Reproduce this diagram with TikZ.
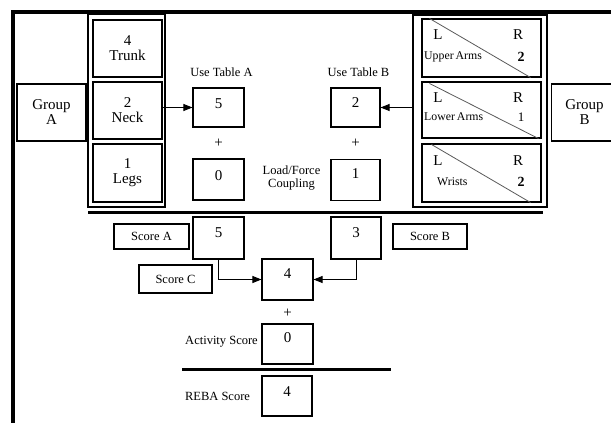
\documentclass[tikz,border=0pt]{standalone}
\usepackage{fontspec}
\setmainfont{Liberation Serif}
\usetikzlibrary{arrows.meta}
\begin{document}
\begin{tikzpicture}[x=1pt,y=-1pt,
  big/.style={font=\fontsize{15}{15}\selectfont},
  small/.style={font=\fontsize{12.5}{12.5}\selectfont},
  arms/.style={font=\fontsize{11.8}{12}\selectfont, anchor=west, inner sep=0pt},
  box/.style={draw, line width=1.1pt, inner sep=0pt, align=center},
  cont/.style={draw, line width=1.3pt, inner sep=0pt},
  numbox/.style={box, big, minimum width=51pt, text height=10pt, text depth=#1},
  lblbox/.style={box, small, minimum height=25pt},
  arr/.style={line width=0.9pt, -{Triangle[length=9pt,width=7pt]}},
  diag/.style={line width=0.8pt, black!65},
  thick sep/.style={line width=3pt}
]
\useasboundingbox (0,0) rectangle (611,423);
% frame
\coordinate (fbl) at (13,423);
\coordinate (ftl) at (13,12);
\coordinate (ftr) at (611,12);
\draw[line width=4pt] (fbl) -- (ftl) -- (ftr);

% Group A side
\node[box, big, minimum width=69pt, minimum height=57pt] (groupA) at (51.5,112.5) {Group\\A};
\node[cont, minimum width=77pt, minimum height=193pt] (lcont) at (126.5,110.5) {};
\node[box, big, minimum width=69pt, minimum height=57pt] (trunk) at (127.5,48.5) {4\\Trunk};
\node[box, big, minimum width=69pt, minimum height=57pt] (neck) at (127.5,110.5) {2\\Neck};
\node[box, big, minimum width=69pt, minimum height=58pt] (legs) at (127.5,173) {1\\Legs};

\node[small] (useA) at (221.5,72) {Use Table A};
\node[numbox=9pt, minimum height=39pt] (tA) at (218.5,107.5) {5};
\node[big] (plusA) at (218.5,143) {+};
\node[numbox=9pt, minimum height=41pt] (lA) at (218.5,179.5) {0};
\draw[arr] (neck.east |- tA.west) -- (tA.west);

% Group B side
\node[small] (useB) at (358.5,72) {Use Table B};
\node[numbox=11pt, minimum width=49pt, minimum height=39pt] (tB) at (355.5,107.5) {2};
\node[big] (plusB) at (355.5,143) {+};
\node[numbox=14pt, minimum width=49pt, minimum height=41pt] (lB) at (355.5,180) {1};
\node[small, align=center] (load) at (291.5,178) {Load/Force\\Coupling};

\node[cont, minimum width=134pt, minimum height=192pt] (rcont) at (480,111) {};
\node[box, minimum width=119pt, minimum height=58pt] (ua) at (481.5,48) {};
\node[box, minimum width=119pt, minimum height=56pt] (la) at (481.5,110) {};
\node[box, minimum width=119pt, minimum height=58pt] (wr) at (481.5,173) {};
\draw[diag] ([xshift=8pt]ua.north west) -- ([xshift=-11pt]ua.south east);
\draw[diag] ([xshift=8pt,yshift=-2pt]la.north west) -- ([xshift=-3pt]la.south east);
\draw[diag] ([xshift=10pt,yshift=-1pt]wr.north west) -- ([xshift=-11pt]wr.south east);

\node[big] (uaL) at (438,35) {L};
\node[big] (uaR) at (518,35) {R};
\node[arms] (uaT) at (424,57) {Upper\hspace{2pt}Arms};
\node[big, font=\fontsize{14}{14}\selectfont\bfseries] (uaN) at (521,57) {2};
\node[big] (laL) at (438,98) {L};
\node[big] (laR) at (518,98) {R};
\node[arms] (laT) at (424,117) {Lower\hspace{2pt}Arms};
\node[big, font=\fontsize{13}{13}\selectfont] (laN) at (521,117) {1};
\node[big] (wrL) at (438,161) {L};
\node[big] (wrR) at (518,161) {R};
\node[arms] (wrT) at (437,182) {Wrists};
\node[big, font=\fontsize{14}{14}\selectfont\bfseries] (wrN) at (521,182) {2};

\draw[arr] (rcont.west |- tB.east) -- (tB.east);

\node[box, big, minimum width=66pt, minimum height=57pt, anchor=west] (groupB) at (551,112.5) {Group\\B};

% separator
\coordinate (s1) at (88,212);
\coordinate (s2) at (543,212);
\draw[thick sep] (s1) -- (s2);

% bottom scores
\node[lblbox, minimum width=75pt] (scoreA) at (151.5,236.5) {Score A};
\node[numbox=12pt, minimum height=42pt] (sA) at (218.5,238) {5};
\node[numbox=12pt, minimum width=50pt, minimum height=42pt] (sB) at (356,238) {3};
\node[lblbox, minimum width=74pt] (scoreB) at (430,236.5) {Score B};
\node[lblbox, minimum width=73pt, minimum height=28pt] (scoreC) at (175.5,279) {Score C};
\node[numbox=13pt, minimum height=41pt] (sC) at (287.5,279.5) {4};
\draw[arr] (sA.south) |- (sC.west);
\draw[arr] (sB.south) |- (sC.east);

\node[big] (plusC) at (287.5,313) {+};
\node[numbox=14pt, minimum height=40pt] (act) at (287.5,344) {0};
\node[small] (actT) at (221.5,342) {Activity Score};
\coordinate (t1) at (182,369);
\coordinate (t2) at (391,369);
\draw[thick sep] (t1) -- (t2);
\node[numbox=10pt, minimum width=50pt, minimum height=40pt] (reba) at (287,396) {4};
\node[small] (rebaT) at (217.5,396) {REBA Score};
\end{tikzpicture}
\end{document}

Required work ▸
Each line of the material must be retyped exactly, except that images are omitted.

Solution ▸
Reproduce this diagram with TikZ.
\documentclass[tikz,border=0pt]{standalone}
\usepackage{fontspec}
\setmainfont{Liberation Serif}
\usetikzlibrary{arrows.meta}
\begin{document}
\begin{tikzpicture}[x=1pt,y=-1pt,
  big/.style={font=\fontsize{15}{15}\selectfont},
  small/.style={font=\fontsize{12.5}{12.5}\selectfont},
  arms/.style={font=\fontsize{11.8}{12}\selectfont, anchor=west, inner sep=0pt},
  box/.style={draw, line width=1.1pt, inner sep=0pt, align=center},
  cont/.style={draw, line width=1.3pt, inner sep=0pt},
  numbox/.style={box, big, minimum width=51pt, text height=10pt, text depth=#1},
  lblbox/.style={box, small, minimum height=25pt},
  arr/.style={line width=0.9pt, -{Triangle[length=9pt,width=7pt]}},
  diag/.style={line width=0.8pt, black!65},
  thick sep/.style={line width=3pt}
]
\useasboundingbox (0,0) rectangle (611,423);
% frame
\coordinate (fbl) at (13,423);
\coordinate (ftl) at (13,12);
\coordinate (ftr) at (611,12);
\draw[line width=4pt] (fbl) -- (ftl) -- (ftr);

% Group A side
\node[box, big, minimum width=69pt, minimum height=57pt] (groupA) at (51.5,112.5) {Group\\A};
\node[cont, minimum width=77pt, minimum height=193pt] (lcont) at (126.5,110.5) {};
\node[box, big, minimum width=69pt, minimum height=57pt] (trunk) at (127.5,48.5) {4\\Trunk};
\node[box, big, minimum width=69pt, minimum height=57pt] (neck) at (127.5,110.5) {2\\Neck};
\node[box, big, minimum width=69pt, minimum height=58pt] (legs) at (127.5,173) {1\\Legs};

\node[small] (useA) at (221.5,72) {Use Table A};
\node[numbox=9pt, minimum height=39pt] (tA) at (218.5,107.5) {5};
\node[big] (plusA) at (218.5,143) {+};
\node[numbox=9pt, minimum height=41pt] (lA) at (218.5,179.5) {0};
\draw[arr] (neck.east |- tA.west) -- (tA.west);

% Group B side
\node[small] (useB) at (358.5,72) {Use Table B};
\node[numbox=11pt, minimum width=49pt, minimum height=39pt] (tB) at (355.5,107.5) {2};
\node[big] (plusB) at (355.5,143) {+};
\node[numbox=14pt, minimum width=49pt, minimum height=41pt] (lB) at (355.5,180) {1};
\node[small, align=center] (load) at (291.5,178) {Load/Force\\Coupling};

\node[cont, minimum width=134pt, minimum height=192pt] (rcont) at (480,111) {};
\node[box, minimum width=119pt, minimum height=58pt] (ua) at (481.5,48) {};
\node[box, minimum width=119pt, minimum height=56pt] (la) at (481.5,110) {};
\node[box, minimum width=119pt, minimum height=58pt] (wr) at (481.5,173) {};
\draw[diag] ([xshift=8pt]ua.north west) -- ([xshift=-11pt]ua.south east);
\draw[diag] ([xshift=8pt,yshift=-2pt]la.north west) -- ([xshift=-3pt]la.south east);
\draw[diag] ([xshift=10pt,yshift=-1pt]wr.north west) -- ([xshift=-11pt]wr.south east);

\node[big] (uaL) at (438,35) {L};
\node[big] (uaR) at (518,35) {R};
\node[arms] (uaT) at (424,57) {Upper\hspace{2pt}Arms};
\node[big, font=\fontsize{14}{14}\selectfont\bfseries] (uaN) at (521,57) {2};
\node[big] (laL) at (438,98) {L};
\node[big] (laR) at (518,98) {R};
\node[arms] (laT) at (424,117) {Lower\hspace{2pt}Arms};
\node[big, font=\fontsize{13}{13}\selectfont] (laN) at (521,117) {1};
\node[big] (wrL) at (438,161) {L};
\node[big] (wrR) at (518,161) {R};
\node[arms] (wrT) at (437,182) {Wrists};
\node[big, font=\fontsize{14}{14}\selectfont\bfseries] (wrN) at (521,182) {2};

\draw[arr] (rcont.west |- tB.east) -- (tB.east);

\node[box, big, minimum width=66pt, minimum height=57pt, anchor=west] (groupB) at (551,112.5) {Group\\B};

% separator
\coordinate (s1) at (88,212);
\coordinate (s2) at (543,212);
\draw[thick sep] (s1) -- (s2);

% bottom scores
\node[lblbox, minimum width=75pt] (scoreA) at (151.5,236.5) {Score A};
\node[numbox=12pt, minimum height=42pt] (sA) at (218.5,238) {5};
\node[numbox=12pt, minimum width=50pt, minimum height=42pt] (sB) at (356,238) {3};
\node[lblbox, minimum width=74pt] (scoreB) at (430,236.5) {Score B};
\node[lblbox, minimum width=73pt, minimum height=28pt] (scoreC) at (175.5,279) {Score C};
\node[numbox=13pt, minimum height=41pt] (sC) at (287.5,279.5) {4};
\draw[arr] (sA.south) |- (sC.west);
\draw[arr] (sB.south) |- (sC.east);

\node[big] (plusC) at (287.5,313) {+};
\node[numbox=14pt, minimum height=40pt] (act) at (287.5,344) {0};
\node[small] (actT) at (221.5,342) {Activity Score};
\coordinate (t1) at (182,369);
\coordinate (t2) at (391,369);
\draw[thick sep] (t1) -- (t2);
\node[numbox=10pt, minimum width=50pt, minimum height=40pt] (reba) at (287,396) {4};
\node[small] (rebaT) at (217.5,396) {REBA Score};
\end{tikzpicture}
\end{document}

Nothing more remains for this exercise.